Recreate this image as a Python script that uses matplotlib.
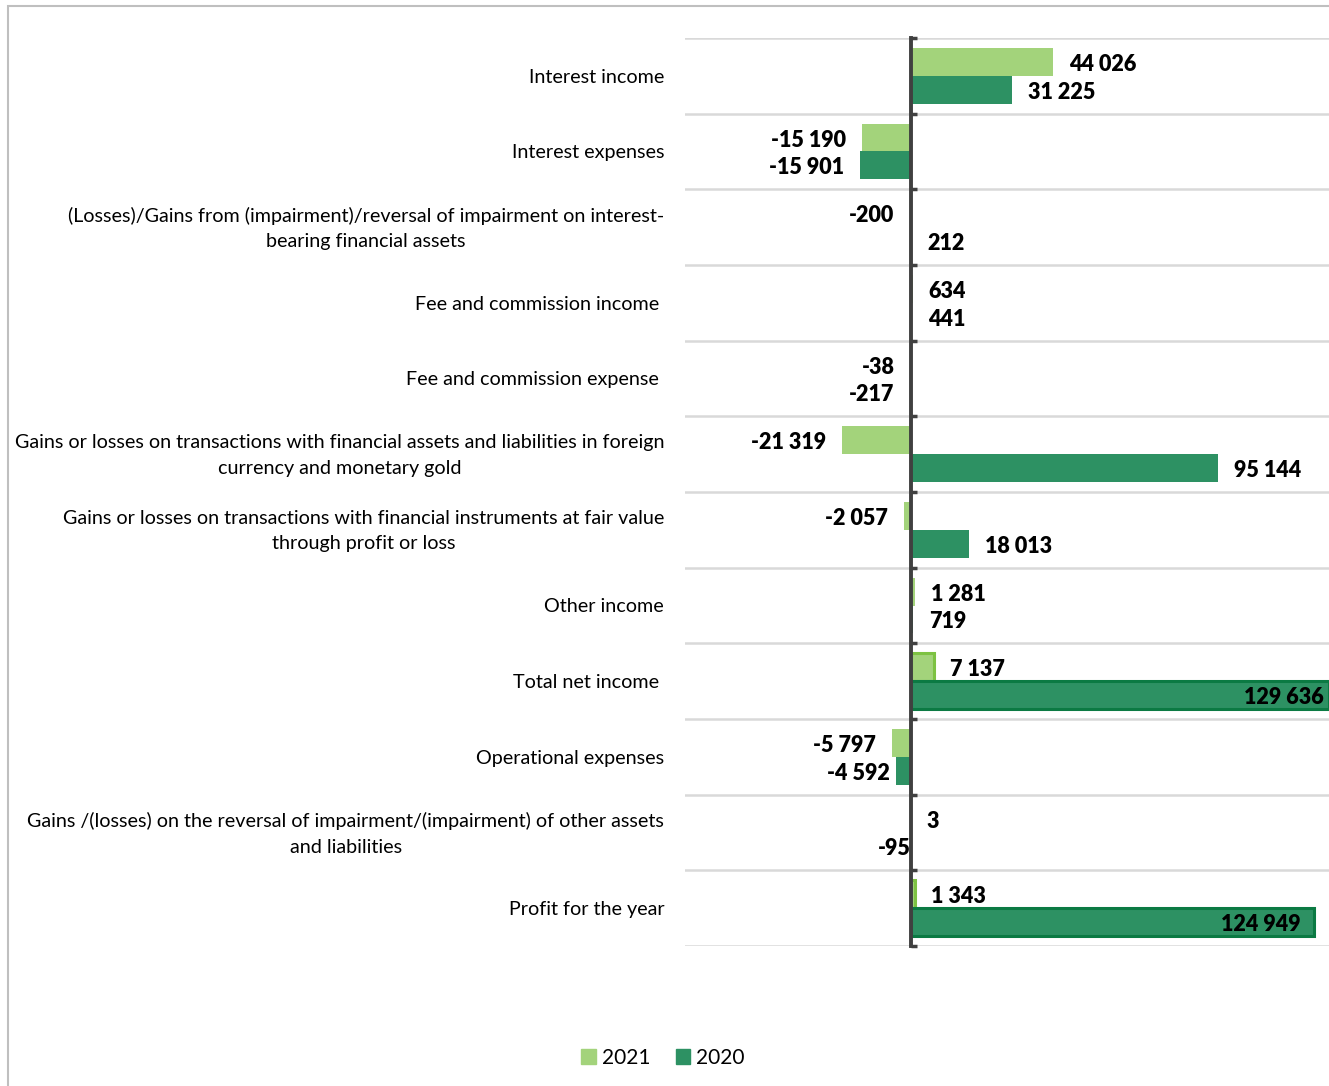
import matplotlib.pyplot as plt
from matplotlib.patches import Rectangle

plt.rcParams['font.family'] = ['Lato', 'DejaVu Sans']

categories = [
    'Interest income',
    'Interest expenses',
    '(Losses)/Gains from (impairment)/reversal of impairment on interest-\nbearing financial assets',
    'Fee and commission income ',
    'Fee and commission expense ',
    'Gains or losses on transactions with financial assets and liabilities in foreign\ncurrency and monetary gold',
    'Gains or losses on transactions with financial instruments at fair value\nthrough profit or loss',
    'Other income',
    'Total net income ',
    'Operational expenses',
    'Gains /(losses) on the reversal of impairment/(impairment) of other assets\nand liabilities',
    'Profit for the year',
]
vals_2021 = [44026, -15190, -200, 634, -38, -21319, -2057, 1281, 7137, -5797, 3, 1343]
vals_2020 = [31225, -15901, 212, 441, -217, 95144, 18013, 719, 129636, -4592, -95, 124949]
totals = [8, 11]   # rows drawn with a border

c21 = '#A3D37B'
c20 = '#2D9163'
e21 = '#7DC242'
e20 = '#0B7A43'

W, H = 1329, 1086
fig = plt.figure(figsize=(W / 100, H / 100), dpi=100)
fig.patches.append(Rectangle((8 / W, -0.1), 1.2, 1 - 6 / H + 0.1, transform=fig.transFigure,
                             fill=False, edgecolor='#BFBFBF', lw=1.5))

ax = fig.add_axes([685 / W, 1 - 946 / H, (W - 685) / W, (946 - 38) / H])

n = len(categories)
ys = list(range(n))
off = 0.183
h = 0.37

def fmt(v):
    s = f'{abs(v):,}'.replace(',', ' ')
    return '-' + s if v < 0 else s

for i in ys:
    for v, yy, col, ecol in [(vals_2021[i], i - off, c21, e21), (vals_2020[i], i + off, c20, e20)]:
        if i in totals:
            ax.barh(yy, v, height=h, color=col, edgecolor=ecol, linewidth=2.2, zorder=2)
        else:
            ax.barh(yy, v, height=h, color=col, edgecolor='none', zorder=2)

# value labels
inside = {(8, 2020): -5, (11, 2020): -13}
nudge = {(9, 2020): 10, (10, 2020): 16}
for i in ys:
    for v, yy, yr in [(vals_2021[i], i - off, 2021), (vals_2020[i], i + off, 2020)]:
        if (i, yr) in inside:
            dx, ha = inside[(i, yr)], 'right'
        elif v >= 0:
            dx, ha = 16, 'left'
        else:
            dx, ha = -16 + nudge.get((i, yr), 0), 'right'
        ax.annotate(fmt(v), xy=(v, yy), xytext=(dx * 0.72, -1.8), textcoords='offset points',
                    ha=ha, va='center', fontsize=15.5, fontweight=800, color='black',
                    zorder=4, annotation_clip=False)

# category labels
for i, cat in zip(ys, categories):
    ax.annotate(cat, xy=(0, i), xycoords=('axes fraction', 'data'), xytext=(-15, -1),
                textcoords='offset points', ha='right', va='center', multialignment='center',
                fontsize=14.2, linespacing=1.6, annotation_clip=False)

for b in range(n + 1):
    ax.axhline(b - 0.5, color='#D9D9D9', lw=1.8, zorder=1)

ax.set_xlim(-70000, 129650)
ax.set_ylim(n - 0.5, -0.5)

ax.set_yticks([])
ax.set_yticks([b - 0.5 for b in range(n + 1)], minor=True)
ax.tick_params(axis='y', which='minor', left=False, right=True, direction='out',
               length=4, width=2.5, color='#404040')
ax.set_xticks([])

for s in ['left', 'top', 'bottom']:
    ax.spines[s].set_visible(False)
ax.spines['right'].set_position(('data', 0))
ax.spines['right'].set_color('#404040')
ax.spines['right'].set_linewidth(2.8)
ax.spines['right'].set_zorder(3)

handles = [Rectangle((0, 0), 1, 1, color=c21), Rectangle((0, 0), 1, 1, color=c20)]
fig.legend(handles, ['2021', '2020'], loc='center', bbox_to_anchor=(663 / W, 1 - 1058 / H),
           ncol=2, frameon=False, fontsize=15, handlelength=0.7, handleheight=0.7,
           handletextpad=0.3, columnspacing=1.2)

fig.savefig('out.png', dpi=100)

» **Exercise requirements**
Reproduce exactly the run of lines that opens the listing and closes with the line holding "plt.rcParams['font.family'] = ['Lato', 'DejaVu". Pictures are excluded.

» **Expected answer**
Recreate this image as a Python script that uses matplotlib.
import matplotlib.pyplot as plt
from matplotlib.patches import Rectangle

plt.rcParams['font.family'] = ['Lato', 'DejaVu Sans']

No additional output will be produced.